A professional sports team donating playoff tickets to community groups sounds like heartwarming corporate citizenship. When that team is doing it specifically to prevent opposing fans from buying those seats, it becomes something else entirely: an admission of defeat before the game even tips off.
The Philadelphia 76ers announced Friday that they will donate 500 tickets for each remaining home second-round playoff game to local community organizations. The stated goal is to ensure more Philadelphia supporters fill the Wells Fargo Center. The unstated reality is that the franchise has watched Knicks fans colonize their arena for two consecutive games and has no market-based solution to stop it.

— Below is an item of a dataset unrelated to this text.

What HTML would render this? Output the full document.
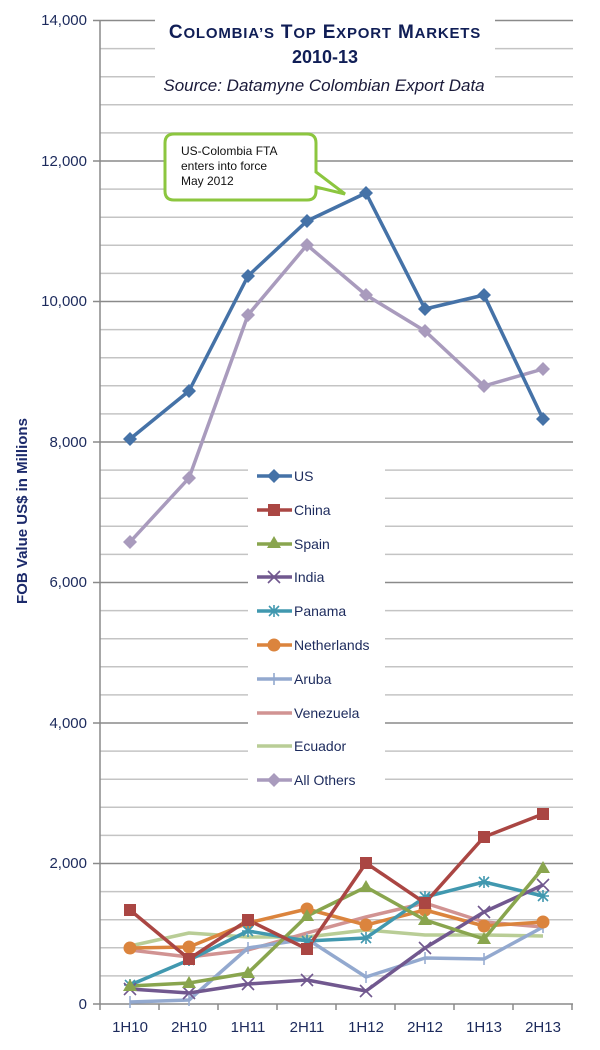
<!DOCTYPE html>
<html><head><meta charset="utf-8"><style>
html,body{margin:0;padding:0;background:#fff;}
svg{display:block;font-family:"Liberation Sans",sans-serif;}
</style></head><body>
<svg width="600" height="1050" viewBox="0 0 600 1050" xmlns="http://www.w3.org/2000/svg">
<defs>
<path id="dia" d="M0,-7 L7,0 L0,7 L-7,0Z"/>
<path id="sq" d="M-6,-6 H6 V6 H-6Z"/>
<path id="tri" d="M0,-7 L7,5 L-7,5Z"/>
<circle id="circ" r="6.5"/>
</defs>
<rect width="600" height="1050" fill="#fff"/>
<g stroke="#c4c4c4" stroke-width="1.5">
<line x1="100" x2="573" y1="48.6" y2="48.6"/><line x1="100" x2="573" y1="76.7" y2="76.7"/><line x1="100" x2="573" y1="104.8" y2="104.8"/><line x1="100" x2="573" y1="132.9" y2="132.9"/>
<line x1="100" x2="573" y1="189.1" y2="189.1"/><line x1="100" x2="573" y1="217.2" y2="217.2"/><line x1="100" x2="573" y1="245.3" y2="245.3"/><line x1="100" x2="573" y1="273.4" y2="273.4"/>
<line x1="100" x2="573" y1="329.6" y2="329.6"/><line x1="100" x2="573" y1="357.7" y2="357.7"/><line x1="100" x2="573" y1="385.8" y2="385.8"/><line x1="100" x2="573" y1="413.9" y2="413.9"/>
<line x1="100" x2="573" y1="470.1" y2="470.1"/><line x1="100" x2="573" y1="498.2" y2="498.2"/><line x1="100" x2="573" y1="526.3" y2="526.3"/><line x1="100" x2="573" y1="554.4" y2="554.4"/>
<line x1="100" x2="573" y1="610.6" y2="610.6"/><line x1="100" x2="573" y1="638.7" y2="638.7"/><line x1="100" x2="573" y1="666.8" y2="666.8"/><line x1="100" x2="573" y1="694.9" y2="694.9"/>
<line x1="100" x2="573" y1="751.1" y2="751.1"/><line x1="100" x2="573" y1="779.2" y2="779.2"/><line x1="100" x2="573" y1="807.3" y2="807.3"/><line x1="100" x2="573" y1="835.4" y2="835.4"/>
<line x1="100" x2="573" y1="891.6" y2="891.6"/><line x1="100" x2="573" y1="919.7" y2="919.7"/><line x1="100" x2="573" y1="947.8" y2="947.8"/><line x1="100" x2="573" y1="975.9" y2="975.9"/>
</g>
<g stroke="#8a8a8a" stroke-width="1.5">
<line x1="93" x2="573" y1="20.5" y2="20.5"/><line x1="93" x2="573" y1="161" y2="161"/><line x1="93" x2="573" y1="301.5" y2="301.5"/><line x1="93" x2="573" y1="442" y2="442"/>
<line x1="93" x2="573" y1="582.5" y2="582.5"/><line x1="93" x2="573" y1="723" y2="723"/><line x1="93" x2="573" y1="863.5" y2="863.5"/><line x1="93" x2="573" y1="1004" y2="1004"/>
<line x1="100" x2="100" y1="20" y2="1004"/>
<line x1="100" x2="100" y1="1004" y2="1010"/><line x1="159" x2="159" y1="1004" y2="1010"/><line x1="218" x2="218" y1="1004" y2="1010"/><line x1="277" x2="277" y1="1004" y2="1010"/><line x1="336" x2="336" y1="1004" y2="1010"/><line x1="395" x2="395" y1="1004" y2="1010"/><line x1="454" x2="454" y1="1004" y2="1010"/><line x1="513" x2="513" y1="1004" y2="1010"/><line x1="572" x2="572" y1="1004" y2="1010"/>
</g>
<rect x="155" y="19" width="340" height="81" fill="#fff"/>
<rect x="248" y="456" width="137" height="340" fill="#fff"/>
<g fill="#1c2a5c" font-size="15" text-anchor="end">
<text x="87" y="25">14,000</text><text x="87" y="166">12,000</text><text x="87" y="306">10,000</text><text x="87" y="447">8,000</text>
<text x="87" y="587">6,000</text><text x="87" y="728">4,000</text><text x="87" y="868">2,000</text><text x="87" y="1009">0</text>
</g>
<g fill="#1c2a5c" font-size="15" text-anchor="middle">
<text x="130" y="1032">1H10</text><text x="189" y="1032">2H10</text><text x="248" y="1032">1H11</text><text x="307" y="1032">2H11</text><text x="366" y="1032">1H12</text><text x="425" y="1032">2H12</text><text x="484" y="1032">1H13</text><text x="543" y="1032">2H13</text>
</g>
<text transform="translate(27,511) rotate(-90)" text-anchor="middle" fill="#1c2a6b" font-size="15" font-weight="bold">FOB Value US$ in Millions</text>
<g fill="#101e56" text-anchor="middle">
<text x="325" y="38" font-size="19" font-weight="bold" letter-spacing="0.8">C<tspan font-size="15">OLOMBIA’S</tspan> T<tspan font-size="15">OP</tspan> E<tspan font-size="15">XPORT</tspan> M<tspan font-size="15">ARKETS</tspan></text>
<text x="325" y="63" font-size="18" font-weight="bold">2010-13</text>
<text x="324" y="91" font-size="17" font-style="italic" fill="#1a1a3a">Source: Datamyne Colombian Export Data</text>
</g>
<g stroke-width="3.5" fill="none" stroke-linejoin="round">
<polyline stroke="#b9cd96" points="130,946 189,933 248,937 307,937 366,930 425,935 484,935 543,936"/>
<polyline stroke="#d19392" points="130,950 189,957 248,950 307,933 366,917 425,903 484,922 543,927"/>
<polyline stroke="#93a9cf" points="130,1002 189,1000 248,948 307,939 366,977 425,958 484,959 543,927"/>
<polyline stroke="#db843d" points="130,948 189,947 248,923 307,909 366,925 425,910 484,926 543,922"/>
<polyline stroke="#4198af" points="130,985 189,960 248,931 307,941 366,938 425,897 484,882 543,896"/>
<polyline stroke="#71588f" points="130,989 189,993 248,984 307,980 366,991 425,948 484,912 543,885"/>
<polyline stroke="#89a54e" points="130,986 189,983 248,973 307,916 366,887 425,920 484,939 543,868"/>
<polyline stroke="#aa4643" points="130,910 189,959 248,920 307,949 366,863 425,903 484,837 543,814"/>
<polyline stroke="#a99bbd" points="130,542 189,478 248,315 307,245 366,295 425,331 484,386 543,369"/>
<polyline stroke="#4572a7" points="130,439 189,391 248,276 307,221 366,193 425,309 484,295 543,419"/>
</g>
<g stroke="#93a9cf" stroke-width="1.5">
<path d="M130,996v12M189,994v12M248,942v12M307,933v12M366,971v12M425,952v12M484,953v12M543,921v12"/>
</g>
<g fill="#db843d"><use href="#circ" x="130" y="948"/><use href="#circ" x="189" y="947"/><use href="#circ" x="248" y="923"/><use href="#circ" x="307" y="909"/><use href="#circ" x="366" y="925"/><use href="#circ" x="425" y="910"/><use href="#circ" x="484" y="926"/><use href="#circ" x="543" y="922"/></g>
<g stroke="#4198af" stroke-width="1.6"><path d="M124,985h12M130,979v12M125,980l10,10M135,980l-10,10 M183,960h12M189,954v12M184,955l10,10M194,955l-10,10 M242,931h12M248,925v12M243,926l10,10M253,926l-10,10 M301,941h12M307,935v12M302,936l10,10M312,936l-10,10 M360,938h12M366,932v12M361,933l10,10M371,933l-10,10 M419,897h12M425,891v12M420,892l10,10M430,892l-10,10 M478,882h12M484,876v12M479,877l10,10M489,877l-10,10 M537,896h12M543,890v12M538,891l10,10M548,891l-10,10"/></g>
<g stroke="#71588f" stroke-width="1.6"><path d="M124,983l12,12M136,983l-12,12 M183,987l12,12M195,987l-12,12 M242,978l12,12M254,978l-12,12 M301,974l12,12M313,974l-12,12 M360,985l12,12M372,985l-12,12 M419,942l12,12M431,942l-12,12 M478,906l12,12M490,906l-12,12 M537,879l12,12M549,879l-12,12"/></g>
<g fill="#89a54e"><use href="#tri" x="130" y="986"/><use href="#tri" x="189" y="983"/><use href="#tri" x="248" y="973"/><use href="#tri" x="307" y="916"/><use href="#tri" x="366" y="887"/><use href="#tri" x="425" y="920"/><use href="#tri" x="484" y="939"/><use href="#tri" x="543" y="868"/></g>
<g fill="#aa4643"><use href="#sq" x="130" y="910"/><use href="#sq" x="189" y="959"/><use href="#sq" x="248" y="920"/><use href="#sq" x="307" y="949"/><use href="#sq" x="366" y="863"/><use href="#sq" x="425" y="903"/><use href="#sq" x="484" y="837"/><use href="#sq" x="543" y="814"/></g>
<g fill="#a99bbd"><use href="#dia" x="130" y="542"/><use href="#dia" x="189" y="478"/><use href="#dia" x="248" y="315"/><use href="#dia" x="307" y="245"/><use href="#dia" x="366" y="295"/><use href="#dia" x="425" y="331"/><use href="#dia" x="484" y="386"/><use href="#dia" x="543" y="369"/></g>
<g fill="#4572a7"><use href="#dia" x="130" y="439"/><use href="#dia" x="189" y="391"/><use href="#dia" x="248" y="276"/><use href="#dia" x="307" y="221"/><use href="#dia" x="366" y="193"/><use href="#dia" x="425" y="309"/><use href="#dia" x="484" y="295"/><use href="#dia" x="543" y="419"/></g>
<path d="M174,134 H307 Q316,134 316,143 V172 L345,194 L316,187 V191 Q316,200 307,200 H174 Q165,200 165,191 V143 Q165,134 174,134Z" fill="#fff" stroke="#8cc63f" stroke-width="3"/>
<g font-size="12" fill="#111"><text x="181" y="155">US-Colombia FTA</text><text x="181" y="170">enters into force</text><text x="181" y="185">May 2012</text></g>
<g stroke-width="3.5">
<line x1="257" x2="292" y1="476" y2="476" stroke="#4572a7"/>
<line x1="257" x2="292" y1="510" y2="510" stroke="#aa4643"/>
<line x1="257" x2="292" y1="544" y2="544" stroke="#89a54e"/>
<line x1="257" x2="292" y1="577" y2="577" stroke="#71588f"/>
<line x1="257" x2="292" y1="611" y2="611" stroke="#4198af"/>
<line x1="257" x2="292" y1="645" y2="645" stroke="#db843d"/>
<line x1="257" x2="292" y1="679" y2="679" stroke="#93a9cf"/>
<line x1="257" x2="292" y1="713" y2="713" stroke="#d19392"/>
<line x1="257" x2="292" y1="746" y2="746" stroke="#b9cd96"/>
<line x1="257" x2="292" y1="780" y2="780" stroke="#a99bbd"/>
</g>
<use href="#dia" x="274" y="476" fill="#4572a7"/>
<use href="#sq" x="274" y="510" fill="#aa4643"/>
<use href="#tri" x="274" y="543" fill="#89a54e"/>
<path d="M268,571l12,12M280,571l-12,12" stroke="#71588f" stroke-width="1.6"/>
<path d="M268,611h12M274,605v12M269,606l10,10M279,606l-10,10" stroke="#4198af" stroke-width="1.6"/>
<use href="#circ" x="274" y="645" fill="#db843d"/>
<path d="M274,673v12" stroke="#93a9cf" stroke-width="1.6"/>
<use href="#dia" x="274" y="780" fill="#a99bbd"/>
<g font-size="14" fill="#1c2a5c">
<text x="294" y="481">US</text><text x="294" y="515">China</text><text x="294" y="549">Spain</text><text x="294" y="582">India</text><text x="294" y="616">Panama</text><text x="294" y="650">Netherlands</text><text x="294" y="684">Aruba</text><text x="294" y="718">Venezuela</text><text x="294" y="751">Ecuador</text><text x="294" y="785">All Others</text>
</g>
</svg>
</body></html>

The economics of embarrassment
This is not a new problem for Philadelphia. Knicks fans have been infiltrating the Wells Fargo Center for years, armed with disposable income and the religious fervor that comes from supporting New York's only competent basketball franchise. The secondary market makes this invasion frictionless—a Knicks fan in Manhattan can buy a ticket in Philadelphia faster than they can order dinner.
What makes the 76ers' response remarkable is its tacit acknowledgment that demand for their own playoff product cannot compete with New York's traveling army. In a healthy market, a team facing a hostile takeover would simply raise prices until equilibrium favored local buyers. Philadelphia cannot do this because the local appetite is not there. The Process, it turns out, did not process into a passionate fanbase willing to pay premium prices to watch a team down 3-0.
The optics problem
Donating tickets to community groups is, on paper, a defensible PR move. These organizations will presumably distribute seats to young fans, underserved communities, and civic groups who might not otherwise attend a playoff game. That is genuinely good.
But the 76ers are not doing this because they woke up Friday morning with a philanthropic vision. They are doing it because the alternative—watching their home arena erupt in "Let's go Knicks" chants during an elimination game—is a branding catastrophe. The charity is real; the motivation is damage control.
Our take
There is something almost poignant about a franchise so desperate to manufacture home-court advantage that it has to give away the product. The 76ers have spent a decade asking Philadelphia to trust the process, endure the tanking, and believe that championships would follow. Instead, they are down 3-0 in the second round and begging community centers to please, please fill the seats before New York does. Joel Embiid's window is closing, the front office is in disarray, and now the team cannot even sell out a playoff game to its own fans. The tickets are free, but the cost to the franchise's dignity is considerable.